The primary change was the ramp up and down of the amplitude. The original code started and ended with maximum amplitude. This produce clicks at the start and end of the tone. This code ramps the amplitude up from 0 to full amplitude over the first 20% of the samples. It then ramps down from full amplitude to zero over the last 20% of the samples. The tones are smoother and much more pleasant. The other change was to monitor the playing of the tone and not continue until the tone finished playing. –  Xarph Dec 4 '12 at 8:15
    
I cudnt get it to run..I am able to run the first one..but cant really understand how to modify it to what u have done..it would be really helpful as I am looking to get rid of the click sound.. –  Coder Dec 4 '12 at 8:26
    
Hi, How can sound infinitely??? –  ephramd Jul 3 '13 at 7:36
    
+1, but the code in this answer doesn't come close to compiling.
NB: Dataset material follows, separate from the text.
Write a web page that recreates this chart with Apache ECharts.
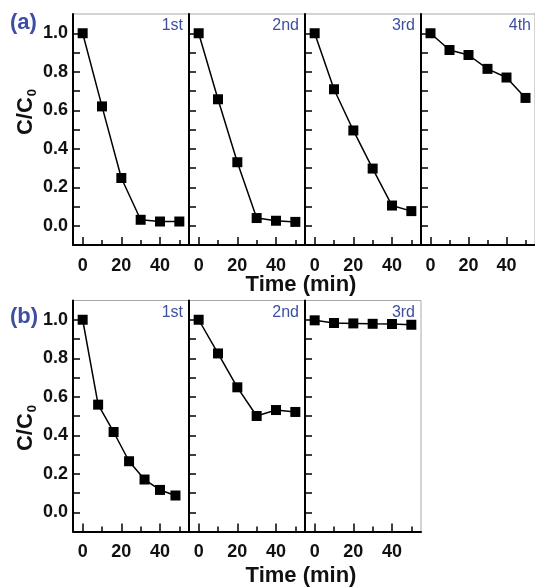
<!DOCTYPE html>
<html><head><meta charset="utf-8">
<script src="https://cdn.jsdelivr.net/npm/echarts@6/dist/echarts.min.js"></script>
<style>html,body{margin:0;padding:0;background:#fff}#c{width:535px;height:587px}</style>
</head><body><div id="c"></div>
<script>
// ---- data ----
const timeA = [0, 10, 20, 30, 40, 50];
const timeB1 = [0, 8, 16, 24, 32, 40, 48];
const a1 = [1.0, 0.62, 0.248, 0.031, 0.022, 0.022];
const a2 = [1.0, 0.657, 0.33, 0.04, 0.026, 0.02];
const a3 = [1.0, 0.709, 0.495, 0.297, 0.105, 0.076];
const a4 = [1.0, 0.913, 0.887, 0.815, 0.77, 0.664];
const b1 = [1.0, 0.559, 0.417, 0.265, 0.17, 0.116, 0.087];
const b2 = [1.0, 0.825, 0.649, 0.5, 0.531, 0.521];
const b3 = [0.997, 0.983, 0.981, 0.979, 0.978, 0.974];
const panelLabelsA = ['1st', '2nd', '3rd', '4th'];
const panelLabelsB = ['1st', '2nd', '3rd'];
const xLabelTicks = [0, 20, 40];
const xMinorTicks = [10, 30, 50];
const yLabelTicks = [0, 0.2, 0.4, 0.6, 0.8, 1.0];
const yAllTicks = [0, 0.1, 0.2, 0.3, 0.4, 0.5, 0.6, 0.7, 0.8, 0.9, 1.0];

const seriesA = [[timeA, a1], [timeA, a2], [timeA, a3], [timeA, a4]];
const seriesB = [[timeB1, b1], [timeA, b2], [timeA, b3]];

// ---- layout ----
const lefts = [73, 189, 305, 421];
const W = 116, H = 231;
const topA = 14, topB = 300.5;
const blue = '#3e4fa2';
const font = 'Liberation Sans, Arial, sans-serif';

const grid = [], xAxis = [], yAxis = [], series = [], graphic = [];
function addPanel(top, i, data, label, showY) {
  const gi = grid.length;
  grid.push({left: lefts[i], top: top, width: W, height: H, show: true,
    borderColor: '#a8a8a8', borderWidth: 1, backgroundColor: 'transparent', containLabel: false});
  const xi = xAxis.length;
  xAxis.push({type: 'value', gridIndex: gi, position: 'bottom', min: -5, max: 55,
    axisLine: {onZero: false, lineStyle: {color: '#000', width: 2}},
    axisTick: {inside: true, length: 8, customValues: xLabelTicks, lineStyle: {color: '#000', width: 1.5}},
    axisLabel: {customValues: xLabelTicks, fontSize: 18, fontWeight: 'bold', color: '#111', margin: 12, fontFamily: font},
    splitLine: {show: false}});
  xAxis.push({type: 'value', gridIndex: gi, position: 'bottom', min: -5, max: 55,
    axisLine: {show: false, onZero: false},
    axisTick: {inside: true, length: 5, customValues: xMinorTicks, lineStyle: {color: '#000', width: 1.5}},
    axisLabel: {show: false}, splitLine: {show: false}});
  yAxis.push({type: 'value', gridIndex: gi, min: -0.1, max: 1.1,
    axisLine: {show: true, onZero: false, lineStyle: {color: '#000', width: 2}},
    axisTick: {show: true, inside: true, length: 7, customValues: yAllTicks, lineStyle: {color: '#000', width: 1.5}},
    axisLabel: {show: showY, customValues: yLabelTicks, formatter: v => v.toFixed(1), fontSize: 18, fontWeight: 'bold', color: '#111', margin: 5, fontFamily: font},
    splitLine: {show: false}});
  series.push({type: 'line', xAxisIndex: xi, yAxisIndex: gi,
    data: data[0].map((t, k) => [t, data[1][k]]),
    symbol: 'rect', symbolSize: 10, itemStyle: {color: '#000'},
    lineStyle: {color: '#000', width: 1.5}, animation: false});
  graphic.push({type: 'text', right: 535 - (lefts[i] + W - 6), top: top + 4,
    style: {text: label, fill: blue, fontSize: 16, fontFamily: font}});
}
seriesA.forEach((d, i) => addPanel(topA, i, d, panelLabelsA[i], i === 0));
seriesB.forEach((d, i) => addPanel(topB, i, d, panelLabelsB[i], i === 0));

graphic.push({type: 'text', left: 10, top: 12, style: {text: '(a)', fill: blue, fontSize: 22, fontWeight: 'bold', fontFamily: font}});
graphic.push({type: 'text', left: 10, top: 306, style: {text: '(b)', fill: blue, fontSize: 22, fontWeight: 'bold', fontFamily: font}});
const titleStyle = {fill: '#111', fontSize: 22, fontWeight: 'bold', fontFamily: font, align: 'center', verticalAlign: 'middle'};
graphic.push({type: 'text', x: 301, y: 285, style: Object.assign({text: 'Time (min)'}, titleStyle)});
graphic.push({type: 'text', x: 301, y: 576, style: Object.assign({text: 'Time (min)'}, titleStyle)});
const rich = {a: {fontSize: 22, fontWeight: 'bold', fill: '#111', fontFamily: font},
              s: {fontSize: 13, fontWeight: 'bold', fill: '#111', fontFamily: font, padding: [12, 0, 0, 1]}};
graphic.push({type: 'text', x: 26, y: 112, rotation: Math.PI / 2,
  style: {text: '{a|C/C}{s|0}', rich: rich, align: 'center', verticalAlign: 'middle'}});
graphic.push({type: 'text', x: 26, y: 428, rotation: Math.PI / 2,
  style: {text: '{a|C/C}{s|0}', rich: rich, align: 'center', verticalAlign: 'middle'}});

const chart = echarts.init(document.getElementById('c'), null, {renderer: 'canvas'});
chart.setOption({animation: false, grid, xAxis, yAxis, series, graphic});
</script></body></html>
I've implemented it correctly here: gist.github.com/SuspendedPhan/7596139 Just replace Steve's genTone() method with mine and you'll get the ramping effect. –  Dylan P Nov 22 '13 at 7:24

If you can figure out how to create a 16-bit PCM stream of your arbitrary frequency, AudioTrack should do the trick.

Or, just have them call you, and you can hum into the phone... :-)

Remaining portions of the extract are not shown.